begin RECORD EXCERPTS

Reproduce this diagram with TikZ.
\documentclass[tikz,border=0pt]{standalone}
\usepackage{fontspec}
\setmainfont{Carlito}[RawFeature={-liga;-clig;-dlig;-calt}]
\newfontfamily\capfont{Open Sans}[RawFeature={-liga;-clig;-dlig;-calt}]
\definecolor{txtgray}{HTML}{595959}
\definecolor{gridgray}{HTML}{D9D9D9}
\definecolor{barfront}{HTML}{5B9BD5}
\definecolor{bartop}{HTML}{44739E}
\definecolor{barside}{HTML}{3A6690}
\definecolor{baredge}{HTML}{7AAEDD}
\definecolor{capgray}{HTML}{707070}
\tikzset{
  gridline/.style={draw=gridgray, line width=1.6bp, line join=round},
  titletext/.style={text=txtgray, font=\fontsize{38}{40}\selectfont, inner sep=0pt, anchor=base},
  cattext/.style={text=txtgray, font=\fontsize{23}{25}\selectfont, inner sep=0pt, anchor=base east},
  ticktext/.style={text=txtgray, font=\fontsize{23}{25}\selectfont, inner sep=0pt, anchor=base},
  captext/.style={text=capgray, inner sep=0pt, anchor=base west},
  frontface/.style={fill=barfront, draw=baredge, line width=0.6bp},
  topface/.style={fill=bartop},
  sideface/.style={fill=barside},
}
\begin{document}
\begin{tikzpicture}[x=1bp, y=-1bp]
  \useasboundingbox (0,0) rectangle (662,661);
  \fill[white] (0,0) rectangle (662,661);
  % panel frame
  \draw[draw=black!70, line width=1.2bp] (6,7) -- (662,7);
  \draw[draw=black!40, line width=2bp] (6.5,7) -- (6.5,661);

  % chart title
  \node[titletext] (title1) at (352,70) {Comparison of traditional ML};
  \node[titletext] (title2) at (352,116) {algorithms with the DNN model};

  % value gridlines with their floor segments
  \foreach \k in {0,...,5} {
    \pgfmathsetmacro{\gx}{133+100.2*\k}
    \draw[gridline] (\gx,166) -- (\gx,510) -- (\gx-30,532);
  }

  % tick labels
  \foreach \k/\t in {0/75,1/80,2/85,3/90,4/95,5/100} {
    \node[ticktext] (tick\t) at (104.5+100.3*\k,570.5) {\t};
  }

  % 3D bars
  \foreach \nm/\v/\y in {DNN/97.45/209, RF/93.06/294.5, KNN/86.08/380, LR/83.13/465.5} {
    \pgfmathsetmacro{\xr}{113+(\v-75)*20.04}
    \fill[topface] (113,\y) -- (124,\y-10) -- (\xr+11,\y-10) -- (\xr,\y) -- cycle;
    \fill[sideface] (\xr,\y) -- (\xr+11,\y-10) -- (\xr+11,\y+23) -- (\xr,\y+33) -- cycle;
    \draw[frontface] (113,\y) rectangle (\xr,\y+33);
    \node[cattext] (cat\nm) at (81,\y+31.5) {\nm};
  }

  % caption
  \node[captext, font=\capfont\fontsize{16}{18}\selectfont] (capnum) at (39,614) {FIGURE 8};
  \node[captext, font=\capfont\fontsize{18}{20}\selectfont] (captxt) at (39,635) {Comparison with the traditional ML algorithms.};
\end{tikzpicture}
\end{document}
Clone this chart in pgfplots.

end RECORD EXCERPTS

= WHAT TO PRODUCE =
Repeat the lines from the first one in the records through the line containing "(title2) at (352,116)", exactly as written, and nothing else.

= RESPONSE =
Reproduce this diagram with TikZ.
\documentclass[tikz,border=0pt]{standalone}
\usepackage{fontspec}
\setmainfont{Carlito}[RawFeature={-liga;-clig;-dlig;-calt}]
\newfontfamily\capfont{Open Sans}[RawFeature={-liga;-clig;-dlig;-calt}]
\definecolor{txtgray}{HTML}{595959}
\definecolor{gridgray}{HTML}{D9D9D9}
\definecolor{barfront}{HTML}{5B9BD5}
\definecolor{bartop}{HTML}{44739E}
\definecolor{barside}{HTML}{3A6690}
\definecolor{baredge}{HTML}{7AAEDD}
\definecolor{capgray}{HTML}{707070}
\tikzset{
  gridline/.style={draw=gridgray, line width=1.6bp, line join=round},
  titletext/.style={text=txtgray, font=\fontsize{38}{40}\selectfont, inner sep=0pt, anchor=base},
  cattext/.style={text=txtgray, font=\fontsize{23}{25}\selectfont, inner sep=0pt, anchor=base east},
  ticktext/.style={text=txtgray, font=\fontsize{23}{25}\selectfont, inner sep=0pt, anchor=base},
  captext/.style={text=capgray, inner sep=0pt, anchor=base west},
  frontface/.style={fill=barfront, draw=baredge, line width=0.6bp},
  topface/.style={fill=bartop},
  sideface/.style={fill=barside},
}
\begin{document}
\begin{tikzpicture}[x=1bp, y=-1bp]
  \useasboundingbox (0,0) rectangle (662,661);
  \fill[white] (0,0) rectangle (662,661);
  % panel frame
  \draw[draw=black!70, line width=1.2bp] (6,7) -- (662,7);
  \draw[draw=black!40, line width=2bp] (6.5,7) -- (6.5,661);

  % chart title
  \node[titletext] (title1) at (352,70) {Comparison of traditional ML};
  \node[titletext] (title2) at (352,116) {algorithms with the DNN model};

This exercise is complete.